George Prekas [EMAIL PROTECTED] writes:
Give some details about file name sanity.
Currently Wget encodes unsafe characters in file names according to
the rules defined for URLs: by replacing unsafe characters with a %hh
representation. The original rationale for this was to prevent
creation of directories named ~directory, and the URL functions were
used because they were convenient and because they were there.
The problems, however, far outweigh the advantages:
1. It needlessly confuses the users. When you download a file called
01-Foo Bar.mp3, you expect exactly that, not 01-Foo%20Bar.mp3.

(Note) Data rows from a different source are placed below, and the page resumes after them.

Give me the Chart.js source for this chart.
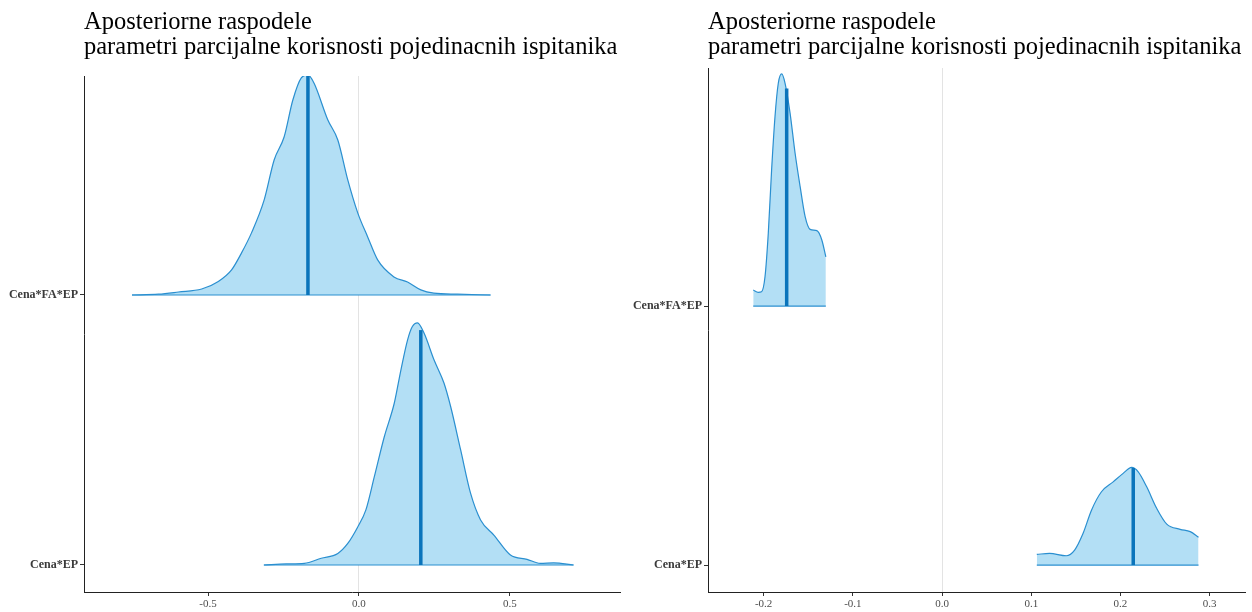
<!DOCTYPE html>
<html>
<head>
<meta charset="utf-8">
<script src="https://cdn.jsdelivr.net/npm/chart.js@4.4.1/dist/chart.umd.min.js"></script>
<style>
  body { margin: 0; background: #fff; }
  .row { display: flex; width: 1252px; height: 612px; }
</style>
</head>
<body>
<div class="row">
  <canvas id="leftChart" width="626" height="612"></canvas>
  <canvas id="rightChart" width="626" height="612"></canvas>
</div>
<script>
const titleLines = ["Aposteriorne raspodele", "parametri parcijalne korisnosti pojedinacnih ispitanika"];
const params = ["Cena*FA*EP", "Cena*EP"];
const rowPos = [2, 1];

// left panel: posterior densities (x value, height above row baseline)
const leftXTicks = [-0.5, 0, 0.5];
const leftFaX = [-0.752, -0.664, -0.598, -0.521, -0.466, -0.422, -0.389, -0.356, -0.314, -0.281, -0.248, -0.219, -0.191, -0.169, -0.149, -0.103, -0.070, -0.037, -0.004, 0.029, 0.062, 0.116, 0.161, 0.205, 0.248, 0.326, 0.436];
const leftFaH = [0, 0.003, 0.011, 0.022, 0.050, 0.093, 0.156, 0.230, 0.352, 0.500, 0.585, 0.722, 0.804, 0.815, 0.785, 0.648, 0.574, 0.426, 0.304, 0.215, 0.130, 0.067, 0.048, 0.019, 0.007, 0.003, 0];
const leftEpX = [-0.315, -0.241, -0.181, -0.125, -0.070, -0.037, -0.004, 0.023, 0.051, 0.084, 0.117, 0.139, 0.161, 0.177, 0.194, 0.216, 0.249, 0.282, 0.304, 0.337, 0.370, 0.403, 0.447, 0.502, 0.557, 0.601, 0.645, 0.711];
const leftEpH = [0, 0.004, 0.006, 0.025, 0.043, 0.080, 0.141, 0.204, 0.327, 0.475, 0.599, 0.722, 0.833, 0.883, 0.897, 0.858, 0.759, 0.673, 0.586, 0.426, 0.265, 0.167, 0.111, 0.037, 0.021, 0.006, 0.008, 0];
const leftMedians = [-0.169, 0.205];
const leftMedianH = [0.815, 0.87];

// right panel
const rightXTicks = [-0.2, -0.1, 0, 0.1, 0.2, 0.3];
const rightFaX = [-0.2117, -0.2061, -0.2024, -0.1985, -0.1948, -0.1911, -0.1873, -0.1836, -0.1798, -0.1760, -0.1704, -0.1648, -0.1591, -0.1535, -0.1479, -0.1404, -0.1348, -0.1303];
const rightFaH = [0.062, 0.053, 0.055, 0.113, 0.282, 0.525, 0.731, 0.860, 0.896, 0.860, 0.745, 0.591, 0.461, 0.345, 0.296, 0.291, 0.255, 0.190];
const rightEpX = [0.1062, 0.1205, 0.1393, 0.1486, 0.1580, 0.1675, 0.1787, 0.1918, 0.2030, 0.2125, 0.2199, 0.2294, 0.2406, 0.2519, 0.2669, 0.2782, 0.2875];
const rightEpH = [0.041, 0.045, 0.036, 0.058, 0.122, 0.212, 0.283, 0.321, 0.354, 0.377, 0.360, 0.302, 0.219, 0.158, 0.138, 0.129, 0.107];
const rightMedians = [-0.1742, 0.2143];
const rightMedianH = [0.84, 0.375];

const fillColor = "#b3dff5";
const lineColor = "#2a8fd0";
const medianColor = "#0a74bb";

const titlePlugin = {
    id: "panelTitle",
    afterDraw(chart) {
        const ctx = chart.ctx;
        ctx.save();
        ctx.font = '24.5px "Liberation Serif"';
        ctx.fillStyle = "#000";
        ctx.textBaseline = "alphabetic";
        titleLines.forEach((t, i) => ctx.fillText(t, chart.chartArea.left, 29 + 25 * i));
        ctx.restore();
    }
};

function rowDatasets(xs, hs, base, med, medH) {
    return [
        {
            data: xs.map((x, i) => ({ x: x, y: base + hs[i] })),
            showLine: true,
            fill: { value: base },
            backgroundColor: fillColor,
            borderColor: lineColor,
            borderWidth: 1.2,
            pointRadius: 0,
            cubicInterpolationMode: "monotone",
            order: 3,
        },
        {
            data: [{ x: xs[0], y: base }, { x: xs[xs.length - 1], y: base }],
            showLine: true,
            borderColor: lineColor,
            borderWidth: 1.2,
            pointRadius: 0,
            order: 2,
        },
        {
            data: [{ x: med, y: base }, { x: med, y: base + medH }],
            showLine: true,
            borderColor: medianColor,
            borderWidth: 3.5,
            borderCapStyle: "butt",
            pointRadius: 0,
            order: 1,
        },
    ];
}

function makePanel(id, p) {
    const datasets = [
        ...rowDatasets(p.faX, p.faH, rowPos[0], p.medians[0], p.medianH[0]),
        ...rowDatasets(p.epX, p.epH, rowPos[1], p.medians[1], p.medianH[1]),
    ];
    return new Chart(document.getElementById(id), {
        type: "scatter",
        data: { datasets: datasets },
        plugins: [titlePlugin],
        options: {
            responsive: false,
            animation: false,
            layout: { padding: { left: 0, top: p.top, right: p.right, bottom: 0 } },
            plugins: {
                legend: { display: false },
                tooltip: { enabled: false },
                title: { display: false },
            },
            scales: {
                x: {
                    type: "linear",
                    min: p.xmin,
                    max: p.xmax,
                    afterBuildTicks: (scale) => { scale.ticks = p.xTicks.map(v => ({ value: v })); },
                    afterFit: (scale) => { scale.height = 20; },
                    ticks: {
                        callback: (v) => Number(v).toFixed(1),
                        font: { family: "Liberation Serif", size: 11 },
                        color: "#4d4d4d",
                        padding: 2,
                        maxRotation: 0,
                    },
                    grid: {
                        color: (ctx) => (ctx.tick && ctx.tick.value === 0 ? "#e3e3e3" : "rgba(0,0,0,0)"),
                        tickColor: "#333",
                        tickLength: 4,
                    },
                    border: { color: "#222", width: 1 },
                },
                y: {
                    type: "linear",
                    min: p.ymin,
                    max: p.ymax,
                    afterBuildTicks: (scale) => { scale.ticks = rowPos.map(v => ({ value: v })); },
                    afterFit: (scale) => { scale.width = p.yWidth; },
                    ticks: {
                        callback: (v) => params[rowPos.indexOf(v)],
                        font: { family: "Liberation Serif", size: 12, weight: "bold" },
                        color: "#3a3a3a",
                        padding: 2,
                    },
                    grid: {
                        color: "rgba(0,0,0,0)",
                        tickColor: "#333",
                        tickLength: 4,
                    },
                    border: { color: "#222", width: 1 },
                },
            },
        },
    });
}

makePanel("leftChart", {
    faX: leftFaX, faH: leftFaH, epX: leftEpX, epH: leftEpH,
    medians: leftMedians, medianH: leftMedianH,
    xTicks: leftXTicks, xmin: -0.911, xmax: 0.865,
    ymin: 0.9, ymax: 2.811,
    top: 76, right: 6, yWidth: 84,
});

makePanel("rightChart", {
    faX: rightFaX, faH: rightFaH, epX: rightEpX, epH: rightEpH,
    medians: rightMedians, medianH: rightMedianH,
    xTicks: rightXTicks, xmin: -0.2624, xmax: 0.3396,
    ymin: 0.896, ymax: 2.919,
    top: 68, right: 7, yWidth: 82,
});
</script>
</body>
</html>
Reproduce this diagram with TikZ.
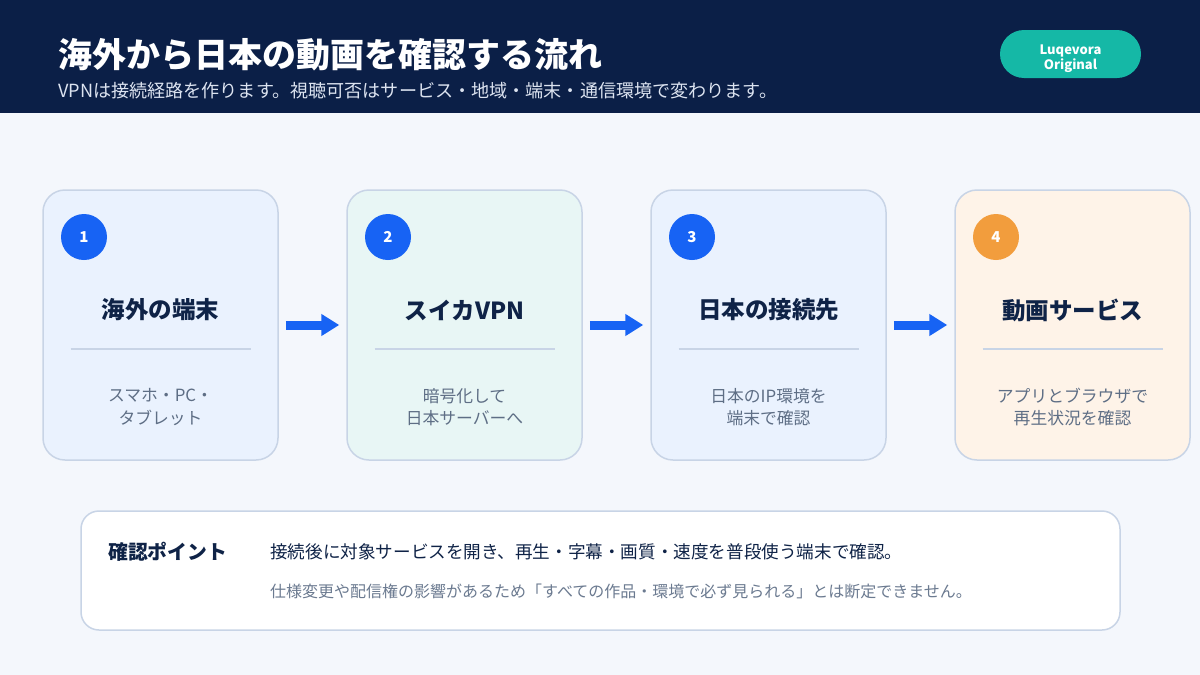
\documentclass[tikz,border=0pt]{standalone}
\usepackage{fontspec}
\setmainfont{Noto Sans CJK JP}
\usetikzlibrary{positioning,arrows.meta}
\definecolor{headnavy}{HTML}{0B1F47}
\definecolor{pagebg}{HTML}{F4F7FC}
\definecolor{subwhite}{HTML}{DCE3F0}
\definecolor{badgeteal}{HTML}{15B8A6}
\definecolor{cardline}{HTML}{C8D4E6}
\definecolor{cardblue}{HTML}{EAF2FE}
\definecolor{cardteal}{HTML}{E8F6F5}
\definecolor{cardpeach}{HTML}{FEF3E8}
\definecolor{stepblue}{HTML}{1763F4}
\definecolor{steporange}{HTML}{F29D3D}
\definecolor{titlenavy}{HTML}{0F2347}
\definecolor{desctext}{HTML}{5E6E85}
\definecolor{notetext}{HTML}{6B7A90}

\begin{document}
\begin{tikzpicture}[x=1pt, y=-1pt,
    card/.style={draw=cardline, line width=1.5pt, rounded corners=22pt,
      minimum width=235pt, minimum height=270pt, inner sep=0pt},
    stepnum/.style={circle, minimum size=46pt, inner sep=0pt, text=white,
      font=\fontsize{15}{18}\selectfont\bfseries},
    steptitle/.style={text=titlenavy, font=\fontsize{23.5}{27}\selectfont\bfseries},
    stepdesc/.style={text=desctext, align=center, font=\fontsize{16.8}{22.5}\selectfont},
    flow/.style={line width=9pt, draw=stepblue,
      -{Triangle[length=18pt,width=21pt]}, shorten <=7pt, shorten >=7pt}
  ]
  % background and header
  \fill[pagebg] (0,0) rectangle (1200,675);
  \useasboundingbox (0,0) rectangle (1200,675);
  \fill[headnavy] (0,0) rectangle (1200,113);

  \node[anchor=base west, inner sep=0pt, text=white,
        font=\fontsize{34}{40}\selectfont\bfseries] (title) at (58,67)
    {海外から日本の動画を確認する流れ};
  \node[anchor=base west, inner sep=0pt, text=subwhite,
        font=\fontsize{18.1}{20}\selectfont] (subtitle) at (58,97)
    {VPNは接続経路を作ります。視聴可否はサービス・地域・端末・通信環境で変わります。};

  \node[fill=badgeteal, rounded corners=24pt, minimum width=141pt, minimum height=48pt,
        inner sep=0pt] (badge) at (1070.5,54) {};
  \node[align=center, inner sep=0pt, text=white,
        font=\fontsize{13}{15}\selectfont\bfseries] (badgetxt) at (1070.5,58.5)
    {Luqevora\\Original};

  % step cards
  \foreach \fillc/\numc/\ttl/\desc [count=\i] in {
    cardblue/stepblue/海外の端末/{スマホ・PC・\\タブレット},
    cardteal/stepblue/スイカVPN/{暗号化して\\日本サーバーへ},
    cardblue/stepblue/日本の接続先/{日本のIP環境を\\端末で確認},
    cardpeach/steporange/動画サービス/{アプリとブラウザで\\再生状況を確認}%
  }{
    \node[card, fill=\fillc] (c\i) at ({160.5+(\i-1)*304}, 325) {};
    \node[stepnum, fill=\numc] (n\i) at ({84+(\i-1)*304}, 237) {\i};
    \node[steptitle] (t\i) at ({160.5+(\i-1)*304}, 310) {\ttl};
    \draw[cardline, line width=1.5pt] ({70.5+(\i-1)*304}, 349) -- ({250.5+(\i-1)*304}, 349);
    \node[stepdesc] (d\i) at ({160.5+(\i-1)*304}, 407) {\desc};
  }

  % arrows
  \foreach \a/\b in {1/2, 2/3, 3/4}
    \draw[flow] (c\a.east) -- (c\b.west);

  % check point box
  \node[draw=cardline, line width=1.5pt, fill=white, rounded corners=18pt,
        minimum width=1039pt, minimum height=119pt, inner sep=0pt] (point) at (600.5,570.5) {};
  \node[anchor=base west, inner sep=0pt, text=titlenavy,
        font=\fontsize{19.8}{22}\selectfont\bfseries] (plabel) at (108,559) {確認ポイント};
  \node[anchor=base west, inner sep=0pt, text=titlenavy,
        font=\fontsize{17.6}{20}\selectfont] (pmain) at (270,558)
    {接続後に対象サービスを開き、再生・字幕・画質・速度を普段使う端末で確認。};
  \node[anchor=base west, inner sep=0pt, text=notetext,
        font=\fontsize{16}{18}\selectfont] (pnote) at (270,597)
    {仕様変更や配信権の影響があるため「すべての作品・環境で必ず見られる」とは断定できません。};
\end{tikzpicture}
\end{document}
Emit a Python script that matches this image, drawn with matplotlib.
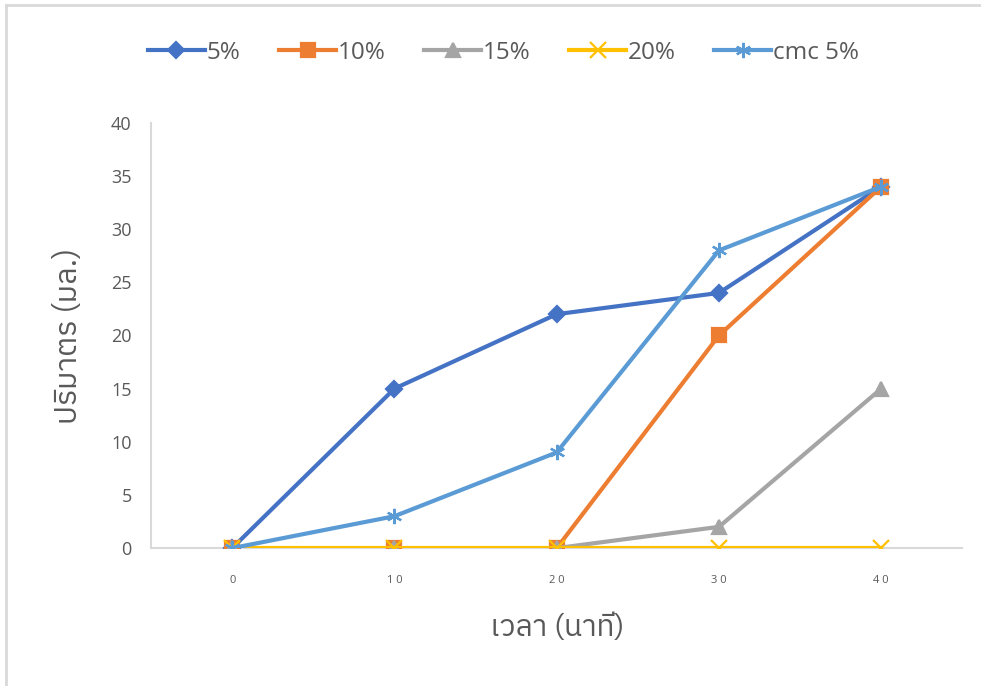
import matplotlib
matplotlib.use("Agg")
import matplotlib.pyplot as plt
from matplotlib import font_manager
from matplotlib.lines import Line2D

times = ["0", "1 0", "2 0", "3 0", "4 0"]
s5 = [0, 15, 22, 24, 34]
s10 = [0, 0, 0, 20, 34]
s15 = [0, 0, 0, 2, 15]
s20 = [0, 0, 0, 0, 0]
cmc5 = [0, 3, 9, 28, 34]
names = ["5%", "10%", "15%", "20%", "cmc 5%"]

# pick a Thai font (loopless style, close to Leelawadee)
thai = "DejaVu Sans"
for want in ["IBMPlexSansThai-Regular", "Sarabun-Regular", "Niramit-Regular"]:
    hits = [p for p in font_manager.findSystemFonts() if want in p]
    if hits:
        font_manager.fontManager.addfont(hits[0])
        thai = font_manager.FontProperties(fname=hits[0]).get_name()
        break

plt.rcParams["font.family"] = ["Open Sans", thai, "DejaVu Sans"]

grey = "#595959"
fig = plt.figure(figsize=(9.81, 6.86), dpi=100)
ax = fig.add_axes([0.154, 0.201, 0.827, 0.62])

x = list(range(len(times)))
star = (6, 2, 0)
styles = [
    (s5, "#4472c4", "D", 8),
    (s10, "#ed7d31", "s", 10),
    (s15, "#a5a5a5", "^", 10),
    (s20, "#ffc000", "x", 11),
    (cmc5, "#5b9bd5", star, 11),
]
for (vals, col, mk, ms), name in zip(styles, names):
    ax.plot(x, vals, color=col, lw=3, marker=mk, ms=ms, mfc=col, mec=col,
            mew=1.6, label=name, zorder=3)

ax.set_xlim(-0.5, 4.5)
ax.set_ylim(0, 40)
ax.set_yticks(range(0, 41, 5))
ax.set_xticks(x)
ax.set_xticklabels(times, fontsize=8, color=grey)
ax.tick_params(axis="y", labelsize=13, labelcolor=grey, length=0, pad=14)
ax.tick_params(axis="x", length=0, pad=19)
for s in ["top", "right"]:
    ax.spines[s].set_visible(False)
for s in ["left", "bottom"]:
    ax.spines[s].set_color("#d9d9d9")
    ax.spines[s].set_linewidth(1.5)

ax.set_xlabel("เวลา (นาที)", fontsize=21.5, color=grey, labelpad=20,
              family=[thai])
ax.set_ylabel("ปริมาตร (มล.)", fontsize=22, color=grey, labelpad=20,
              family=[thai])

handles = []
for (vals, col, mk, ms), name in zip(styles, names):
    handles.append(Line2D([], [], color=col, lw=3, marker=mk, ms=ms,
                          mfc=col, mec=col, mew=1.6, label=name))
fig.legend(handles=handles, loc="center", bbox_to_anchor=(0.513, 0.923),
           ncol=5, frameon=False, fontsize=17.5, labelcolor=grey,
           handlelength=2.35, handletextpad=0.05, columnspacing=1.6)

# outer frame (top and left edge only)
fig.add_artist(Line2D([0.0066, 1.0], [0.9925, 0.9925], color="#d9d9d9", lw=2))
fig.add_artist(Line2D([0.0066, 0.0066], [0.0, 0.9925], color="#d9d9d9", lw=2))

fig.savefig("out.png", dpi=100)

2. It's technically wrong. The remote file name is Foo Bar.mp3,
not Foo%Bar.mp3.
3. It's technically wrong. The file names are not URLs and what is
unsafe for URLs is not so for files. Characters such as spaces in
file names are completely common, despite their being unsafe for
URL use.
4. It confuses the link conversion code. A link Foo%20Bar.mp3 will
generate a href=Foo%20Bar.mp3. That happens to work on some
browsers, but not on others. The correct form would be a
href=Foo%2520Bar.mp3, but that works on other browsers, and not
on some.
The solution is to have url_filename and friends call different,
file-name related functions. They should:
a) Be able to encode truly illegal or strange characters in URL. For
example, slashes may well appear in query string:
baz?x=http://foo.bar.baz
b) Not use the % character for encoding, so as to not interfere with
URL quoting.
Only the bare minimum of characters should be encoded. The ones that
come to mind are '/' (illegal), '~' (rm -r ~foo dangerous), '*' and
'?' (used in wildcards), control characters 0-31 (controls), and chars
128-159 (non-printable).
Under Windows, the list would include characters illegal under
Windows.
This is not much work, but I haven't yet had time to do it.